Linguistics was also neutral among the different standards of different times. Speaking for his profession, Bloomfield accepted without qualification that language change is normal. Change was “unceasing,” and “constantly going on in every language.” It was not even to be lamented.
And not only did Bloomfield and the new linguistics put words like “good” and “bad” in quotes; they put the word “authority” in quotes. There was no authority, no wise man who knows all about this stuff; there was only the record of usage, partly known and widely misunderstood. Dictionaries might attempt to combat “personal deviations” in the language or slow the pace of linguistic change, but they could not hold back the tide.

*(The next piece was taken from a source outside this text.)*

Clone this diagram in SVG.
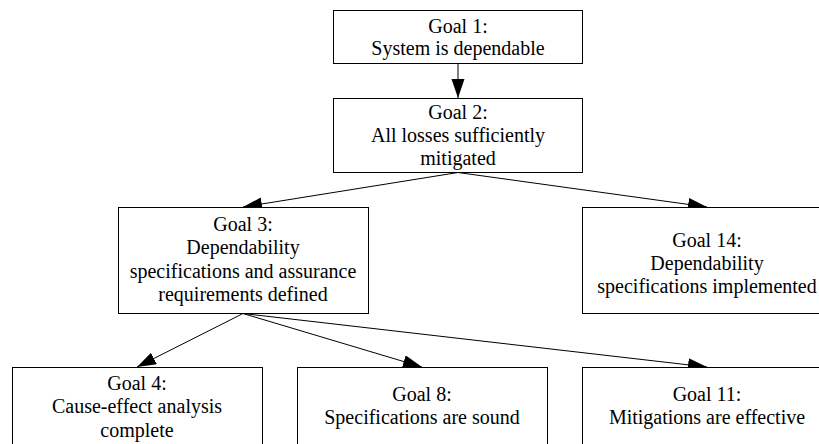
<svg xmlns="http://www.w3.org/2000/svg" width="819" height="444" viewBox="0 0 819 444">
<style>
.box{fill:#fff;stroke:#000;stroke-width:1}
.t{font-size:20px;fill:#000;text-anchor:middle}
.c{stroke:#000;stroke-width:1;fill:none;marker-end:url(#ah)}
</style>
<defs>
<marker id="ah" markerUnits="userSpaceOnUse" markerWidth="20" markerHeight="14" refX="19" refY="6.5" orient="auto">
<path d="M0,0 L19,6.5 L0,13 z" fill="#000"/>
</marker>
</defs>
<rect width="819" height="444" fill="#fff"/>
<g id="connectors">
<line class="c" x1="458" y1="63.5" x2="458" y2="98"/>
<line class="c" x1="458" y1="172.5" x2="243" y2="207"/>
<line class="c" x1="458" y1="172.5" x2="707" y2="207"/>
<line class="c" x1="243" y1="313.5" x2="137" y2="367"/>
<line class="c" x1="243" y1="313.5" x2="422" y2="367"/>
<line class="c" x1="243" y1="313.5" x2="707" y2="367"/>
</g>
<g font-family="'Liberation Serif', 'Times New Roman', Times, 'DejaVu Serif', serif">
<g id="goal1">
<rect class="box" x="333.5" y="10.5" width="249" height="53"/>
<text class="t" x="458" y="33">Goal 1:</text>
<text class="t" x="458" y="55">System is dependable</text>
</g>
<g id="goal2">
<rect class="box" x="333.5" y="98.5" width="249" height="74"/>
<text class="t" x="458" y="119">Goal 2:</text>
<text class="t" x="458" y="142">All losses sufficiently</text>
<text class="t" x="458" y="165">mitigated</text>
</g>
<g id="goal3">
<rect class="box" x="118.5" y="207.5" width="250" height="106"/>
<text class="t" x="243" y="231">Goal 3:</text>
<text class="t" x="243" y="254">Dependability</text>
<text class="t" x="243" y="278">specifications and assurance</text>
<text class="t" x="243" y="301">requirements defined</text>
</g>
<g id="goal14">
<rect class="box" x="582.5" y="207.5" width="250" height="106"/>
<text class="t" x="707" y="247">Goal 14:</text>
<text class="t" x="707" y="270">Dependability</text>
<text class="t" x="707" y="293">specifications implemented</text>
</g>
<g id="goal4">
<rect class="box" x="12.5" y="367.5" width="250" height="80"/>
<text class="t" x="137" y="390">Goal 4:</text>
<text class="t" x="137" y="413">Cause-effect analysis</text>
<text class="t" x="137" y="437">complete</text>
</g>
<g id="goal8">
<rect class="box" x="297.5" y="367.5" width="250" height="80"/>
<text class="t" x="422" y="401">Goal 8:</text>
<text class="t" x="422" y="424">Specifications are sound</text>
</g>
<g id="goal11">
<rect class="box" x="582.5" y="367.5" width="250" height="80"/>
<text class="t" x="707" y="401">Goal 11:</text>
<text class="t" x="707" y="424">Mitigations are effective</text>
</g>
</g>
</svg>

The discovery that language was better understood when better observed led to a reevaluation of writing, which had dominated and, according to Bloomfield, distorted the European understanding of language. Writing, said Bloomfield, was “a relatively recent invention, and . . . its use has been confined, until quite recently, to a very few persons.”
To study writing was not to study language. “All languages were spoken through nearly all of their history by people who did not read or write; the languages of such people are just as stable, regular, and rich as the languages of literate nations.” This was not just Bloomfield’s view; it was a matter of doctrine among linguists. Writing was “merely a way of recording speech by visible marks.”
And just as usage and grammar were relative, so was pronunciation—more so, even. It was infinitely variable. Phoneticians needed to be warned not to record too much information about pronunciation. “Having learned to discriminate many kinds of sounds, the phonetician may turn to some language, new or familiar, and insist upon recording all the distinctions he has learned to discriminate,” even when they “have no bearing whatsoever.”